In a stark warning to Australia’s mining sector, BHP Group’s Australia President Geraldine Slattery cautioned that the country must rethink its reliance on traditional export markets and prepare for a more competitive global landscape. Speaking at a conference in Brisbane on Monday, Slattery emphasized that the era of aggressive growth driven by China’s industrialization boom is over, signaling a turning point for the world’s largest miner and its peers.
Slattery highlighted that the once-unparalleled demand for Australian commodities, particularly iron ore for steelmaking, is now plateauing. China, which for decades served as a major driver of Australia’s mining boom, is transitioning from a period of rapid industrialization to a phase of moderated growth. This shift has sent ripples through the mining industry, with major players like BHP and Rio Tinto Group now grappling with a changing demand landscape.
“China’s industrial boom is past the period of aggressive growth,” Slattery stated. “This recalibration underscores the need for Australia to diversify its strategies and adapt to a new global order in mining.”
The acknowledgment by the industry’s top brass comes as a wake-up call for policymakers and industry stakeholders, who have long banked on China’s seemingly insatiable appetite for raw materials.
One of the starkest examples of Australia’s challenges lies in the nickel market, which has become increasingly competitive due to a flood of low-cost supply from Indonesia. Slattery pointed out that Indonesia, bolstered by significant Chinese investment in processing facilities, has emerged as a formidable player in the global nickel market. Nickel, a key material for electric vehicle batteries and other clean energy technologies, has seen prices drop to nearly half their late-2022 levels, putting pressure on higher-cost producers like Australia.
“In this shifting world, there are many competitors aggressive in their pursuit of market share and the technology that unlocks a lower cost of supply,” Slattery said. “The shift in the nickel market tells this story best in the recent past.”
The impact on BHP has been significant. Earlier this year, the company made the difficult decision to temporarily suspend its nickel operations in Western Australia. This move underscores the financial strain caused by increased competition and falling commodity prices.
Slattery’s speech highlighted broader concerns about Australia’s ability to maintain its competitive edge in the global mining sector. She urged policymakers to address critical challenges.

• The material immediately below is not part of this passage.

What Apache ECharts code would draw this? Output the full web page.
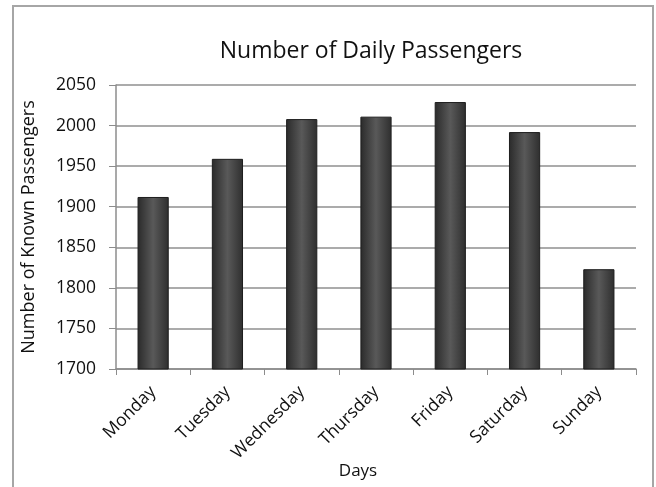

High Royalty Regimes: Slattery warned that Australia’s relatively high royalty rates could drive investment to nations with more favorable fiscal policies.
Rising Costs: Labor disputes and union demands for higher wages have increased operating expenses for miners. In addition, states like Queensland have introduced changes to coal royalties, further straining profitability.
Global Competition: Emerging markets, particularly in Southeast Asia, are aggressively expanding their mining and processing capabilities, often at lower costs.
“The sugar hit of revenue won’t leave the state better off in the long run if investment is driven elsewhere,” Slattery said, referring to Queensland’s controversial coal royalty hike.
The speech by Slattery serves as a call to action for both the government and the mining industry. As traditional markets like China mature and new competitors emerge, Australia faces a critical juncture. To sustain its mining sector, the country must adapt to a rapidly evolving global landscape.
Despite the challenges, the energy transition offers a significant growth opportunity for Australian miners. Commodities such as copper, lithium, and nickel are crucial for clean energy technologies, from electric vehicles to renewable energy storage. However, Slattery cautioned that Australia’s ability to capitalize on this trend depends on its competitiveness.
“Other countries are often better placed than Australia,” she said, citing their lower costs and more efficient royalty regimes. To remain a leader in the global mining industry, Australia must ensure that its policies encourage investment and innovation in these emerging markets.
The rising costs of labor and disputes with unions have further complicated the situation. Australian miners are facing increased demands for higher wages, improved working conditions, and more robust community engagement. While these pressures reflect broader societal trends, they also add to the financial burdens faced by mining companies.
In addition, the environmental and social expectations of mining operations have grown. Communities and investors are increasingly demanding that companies adopt sustainable practices, reduce carbon emissions, and prioritize local economic development.
Reform Royalty Regimes: Lowering royalty rates and creating a more favorable tax environment could help attract investment.
Invest in Technology: Embracing innovation and improving mining efficiency can reduce costs and enhance competitiveness.
Expand Trade Relationships: Diversifying export markets beyond China will be critical to mitigating risks and seizing new opportunities.
Support Workforce Development: Training and retaining skilled workers will ensure that Australia’s mining sector remains globally competitive.
The mining industry has largely echoed Slattery’s sentiments. Experts agree that the plateauing of Chinese steel demand and the rise of lower-cost competitors present significant challenges. However, many also see an opportunity for Australia to pivot toward the energy transition and develop its resources strategically.
The Minerals Council of Australia, an industry body, called Slattery’s comments a “timely reminder” of the need for policy reform and investment in emerging markets. “Australia’s mining sector has always been a cornerstone of the economy,” the council said in a statement. “To maintain this position, we must embrace change and adapt to a more competitive global environment.”